+++ RECORDS SHOWN
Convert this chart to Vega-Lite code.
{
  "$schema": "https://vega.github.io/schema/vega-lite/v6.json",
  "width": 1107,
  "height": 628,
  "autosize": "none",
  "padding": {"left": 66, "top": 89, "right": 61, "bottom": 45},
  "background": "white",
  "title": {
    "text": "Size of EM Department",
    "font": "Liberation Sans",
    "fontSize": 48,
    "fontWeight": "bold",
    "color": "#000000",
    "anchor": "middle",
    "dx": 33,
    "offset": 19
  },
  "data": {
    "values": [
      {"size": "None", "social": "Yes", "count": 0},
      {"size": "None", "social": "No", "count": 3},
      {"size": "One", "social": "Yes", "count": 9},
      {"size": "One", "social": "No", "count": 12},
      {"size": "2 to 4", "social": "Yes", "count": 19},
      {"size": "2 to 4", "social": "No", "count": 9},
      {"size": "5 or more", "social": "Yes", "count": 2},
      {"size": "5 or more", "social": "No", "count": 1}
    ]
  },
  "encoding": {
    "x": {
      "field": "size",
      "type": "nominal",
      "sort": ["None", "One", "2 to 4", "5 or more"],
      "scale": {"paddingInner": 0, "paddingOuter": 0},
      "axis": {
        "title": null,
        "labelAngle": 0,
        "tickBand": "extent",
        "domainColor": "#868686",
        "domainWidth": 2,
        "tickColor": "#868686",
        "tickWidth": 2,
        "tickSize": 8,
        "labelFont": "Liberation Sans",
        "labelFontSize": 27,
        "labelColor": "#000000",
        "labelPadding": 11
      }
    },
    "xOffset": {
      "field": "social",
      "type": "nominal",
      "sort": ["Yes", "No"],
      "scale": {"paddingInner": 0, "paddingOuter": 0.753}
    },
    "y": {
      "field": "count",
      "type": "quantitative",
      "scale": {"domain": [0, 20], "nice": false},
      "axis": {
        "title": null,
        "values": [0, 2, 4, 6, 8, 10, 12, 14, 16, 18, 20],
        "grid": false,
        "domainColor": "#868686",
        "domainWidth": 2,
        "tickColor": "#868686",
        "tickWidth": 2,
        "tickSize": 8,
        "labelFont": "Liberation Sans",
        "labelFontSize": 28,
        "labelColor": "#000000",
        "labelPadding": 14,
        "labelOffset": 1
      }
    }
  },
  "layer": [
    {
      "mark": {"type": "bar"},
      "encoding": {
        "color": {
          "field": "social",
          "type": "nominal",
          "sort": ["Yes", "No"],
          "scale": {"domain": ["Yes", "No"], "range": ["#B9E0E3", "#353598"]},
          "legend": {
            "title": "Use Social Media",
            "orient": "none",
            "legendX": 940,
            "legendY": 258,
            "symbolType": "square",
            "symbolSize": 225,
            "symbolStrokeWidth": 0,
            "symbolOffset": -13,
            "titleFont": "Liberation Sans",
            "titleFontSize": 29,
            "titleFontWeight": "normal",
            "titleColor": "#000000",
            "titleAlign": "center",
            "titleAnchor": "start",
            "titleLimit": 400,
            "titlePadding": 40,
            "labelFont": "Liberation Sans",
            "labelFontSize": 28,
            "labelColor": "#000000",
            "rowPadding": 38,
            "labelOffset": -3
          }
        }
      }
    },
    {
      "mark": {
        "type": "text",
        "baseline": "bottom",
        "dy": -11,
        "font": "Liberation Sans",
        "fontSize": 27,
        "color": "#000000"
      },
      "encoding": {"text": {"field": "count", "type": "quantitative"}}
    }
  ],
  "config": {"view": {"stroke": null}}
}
++++++
+++ RECORDS SHOWN
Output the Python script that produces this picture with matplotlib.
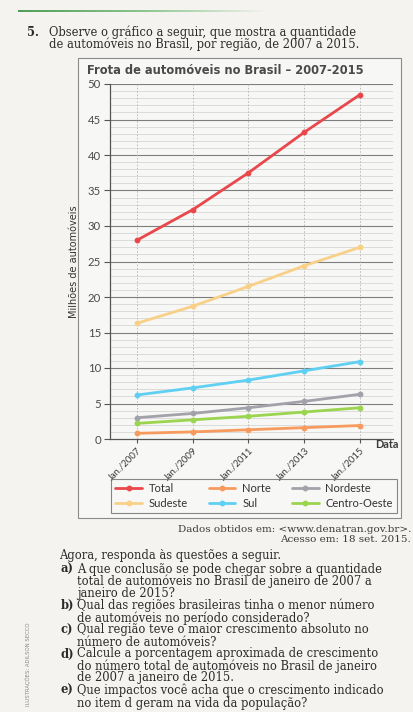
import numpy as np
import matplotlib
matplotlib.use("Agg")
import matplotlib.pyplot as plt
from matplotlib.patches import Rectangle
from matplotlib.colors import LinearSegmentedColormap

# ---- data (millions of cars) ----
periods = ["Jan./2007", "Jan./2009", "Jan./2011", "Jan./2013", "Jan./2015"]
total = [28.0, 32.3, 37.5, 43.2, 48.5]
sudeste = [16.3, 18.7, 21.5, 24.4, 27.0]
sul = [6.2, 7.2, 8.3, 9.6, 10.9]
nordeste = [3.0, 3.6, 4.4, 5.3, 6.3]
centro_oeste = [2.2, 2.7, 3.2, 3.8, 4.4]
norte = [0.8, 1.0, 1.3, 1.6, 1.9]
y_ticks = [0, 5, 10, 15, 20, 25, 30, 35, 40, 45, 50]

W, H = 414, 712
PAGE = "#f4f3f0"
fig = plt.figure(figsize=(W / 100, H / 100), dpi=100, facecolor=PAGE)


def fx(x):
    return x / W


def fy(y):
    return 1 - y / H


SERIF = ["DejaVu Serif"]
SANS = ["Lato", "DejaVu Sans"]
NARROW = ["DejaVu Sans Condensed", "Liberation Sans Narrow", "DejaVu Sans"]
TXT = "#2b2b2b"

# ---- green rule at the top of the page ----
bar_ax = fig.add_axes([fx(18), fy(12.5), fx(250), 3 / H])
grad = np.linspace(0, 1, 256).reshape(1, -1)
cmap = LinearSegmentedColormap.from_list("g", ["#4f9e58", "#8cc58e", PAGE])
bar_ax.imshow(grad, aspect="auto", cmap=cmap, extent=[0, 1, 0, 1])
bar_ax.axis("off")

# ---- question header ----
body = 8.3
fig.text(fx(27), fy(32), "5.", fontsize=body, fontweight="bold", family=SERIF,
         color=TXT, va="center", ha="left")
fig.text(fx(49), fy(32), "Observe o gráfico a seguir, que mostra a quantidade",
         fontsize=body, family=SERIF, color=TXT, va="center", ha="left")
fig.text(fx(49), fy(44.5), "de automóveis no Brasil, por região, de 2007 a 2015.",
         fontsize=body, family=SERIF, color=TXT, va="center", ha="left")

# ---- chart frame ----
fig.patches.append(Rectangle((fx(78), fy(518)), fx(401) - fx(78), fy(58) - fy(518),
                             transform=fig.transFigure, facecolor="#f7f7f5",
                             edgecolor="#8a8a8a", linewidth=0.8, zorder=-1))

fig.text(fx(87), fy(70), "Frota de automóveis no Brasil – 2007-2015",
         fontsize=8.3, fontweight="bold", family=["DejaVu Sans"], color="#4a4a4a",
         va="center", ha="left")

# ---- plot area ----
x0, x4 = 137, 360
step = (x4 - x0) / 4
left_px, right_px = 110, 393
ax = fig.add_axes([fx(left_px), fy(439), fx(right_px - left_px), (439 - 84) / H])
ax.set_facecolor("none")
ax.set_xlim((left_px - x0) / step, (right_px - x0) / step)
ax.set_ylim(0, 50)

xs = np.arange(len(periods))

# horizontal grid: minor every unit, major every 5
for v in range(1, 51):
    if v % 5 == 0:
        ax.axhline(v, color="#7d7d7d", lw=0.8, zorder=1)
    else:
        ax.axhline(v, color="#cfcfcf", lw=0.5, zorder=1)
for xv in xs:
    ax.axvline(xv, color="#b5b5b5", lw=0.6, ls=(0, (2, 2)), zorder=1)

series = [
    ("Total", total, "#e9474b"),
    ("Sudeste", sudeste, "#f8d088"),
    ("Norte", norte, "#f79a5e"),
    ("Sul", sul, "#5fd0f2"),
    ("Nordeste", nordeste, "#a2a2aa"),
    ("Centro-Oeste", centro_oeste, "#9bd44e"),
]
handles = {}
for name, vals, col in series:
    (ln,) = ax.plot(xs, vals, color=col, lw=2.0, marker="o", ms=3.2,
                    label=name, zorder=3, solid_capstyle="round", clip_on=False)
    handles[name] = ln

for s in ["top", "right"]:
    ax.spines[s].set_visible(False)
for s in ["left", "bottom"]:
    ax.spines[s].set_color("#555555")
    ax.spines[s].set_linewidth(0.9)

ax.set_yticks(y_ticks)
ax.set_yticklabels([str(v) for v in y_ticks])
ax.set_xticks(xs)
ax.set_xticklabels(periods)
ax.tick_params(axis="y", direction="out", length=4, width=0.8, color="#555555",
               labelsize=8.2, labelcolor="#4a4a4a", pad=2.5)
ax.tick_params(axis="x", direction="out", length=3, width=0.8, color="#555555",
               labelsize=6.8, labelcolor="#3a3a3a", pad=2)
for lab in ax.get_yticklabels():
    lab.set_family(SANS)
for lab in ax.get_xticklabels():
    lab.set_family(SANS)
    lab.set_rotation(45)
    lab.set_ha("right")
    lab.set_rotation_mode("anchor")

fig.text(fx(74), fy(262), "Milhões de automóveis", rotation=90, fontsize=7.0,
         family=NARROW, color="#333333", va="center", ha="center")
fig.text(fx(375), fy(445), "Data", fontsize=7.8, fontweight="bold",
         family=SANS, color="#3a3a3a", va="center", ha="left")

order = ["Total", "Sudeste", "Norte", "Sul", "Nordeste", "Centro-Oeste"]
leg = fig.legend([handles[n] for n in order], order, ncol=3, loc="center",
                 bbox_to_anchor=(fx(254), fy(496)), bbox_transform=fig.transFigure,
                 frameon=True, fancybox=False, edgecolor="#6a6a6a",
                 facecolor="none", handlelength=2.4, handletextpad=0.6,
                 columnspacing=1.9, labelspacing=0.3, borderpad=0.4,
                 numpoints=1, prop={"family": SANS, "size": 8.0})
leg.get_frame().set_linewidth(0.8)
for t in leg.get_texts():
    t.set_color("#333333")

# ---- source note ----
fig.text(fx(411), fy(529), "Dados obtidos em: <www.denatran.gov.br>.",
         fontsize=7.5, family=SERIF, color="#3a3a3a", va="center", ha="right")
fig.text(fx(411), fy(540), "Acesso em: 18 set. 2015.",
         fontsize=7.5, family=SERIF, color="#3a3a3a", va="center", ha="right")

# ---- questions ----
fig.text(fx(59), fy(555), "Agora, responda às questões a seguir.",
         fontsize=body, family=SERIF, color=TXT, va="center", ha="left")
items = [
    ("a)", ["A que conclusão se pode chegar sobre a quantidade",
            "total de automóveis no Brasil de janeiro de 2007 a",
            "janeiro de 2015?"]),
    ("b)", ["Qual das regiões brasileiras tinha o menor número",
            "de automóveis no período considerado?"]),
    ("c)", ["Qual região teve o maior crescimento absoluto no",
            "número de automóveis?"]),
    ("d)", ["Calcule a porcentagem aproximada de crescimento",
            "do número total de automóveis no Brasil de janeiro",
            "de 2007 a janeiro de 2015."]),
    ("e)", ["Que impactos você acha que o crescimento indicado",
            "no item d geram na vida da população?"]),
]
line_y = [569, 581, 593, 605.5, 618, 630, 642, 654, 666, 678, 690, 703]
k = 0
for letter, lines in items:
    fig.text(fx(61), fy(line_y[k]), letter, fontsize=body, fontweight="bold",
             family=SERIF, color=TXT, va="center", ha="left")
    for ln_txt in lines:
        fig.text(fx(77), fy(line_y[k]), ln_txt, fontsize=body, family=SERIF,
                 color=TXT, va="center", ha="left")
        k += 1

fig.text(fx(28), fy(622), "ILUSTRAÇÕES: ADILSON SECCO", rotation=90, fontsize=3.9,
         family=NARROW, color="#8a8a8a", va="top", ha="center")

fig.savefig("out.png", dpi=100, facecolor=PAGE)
++++++
### AIM
Leave the pictures out and copy exactly the lines from the one with "Output the Python" to the one with "from matplotlib.colors import", both included.

### WRITTEN RESPONSE
Output the Python script that produces this picture with matplotlib.
import numpy as np
import matplotlib
matplotlib.use("Agg")
import matplotlib.pyplot as plt
from matplotlib.patches import Rectangle
from matplotlib.colors import LinearSegmentedColormap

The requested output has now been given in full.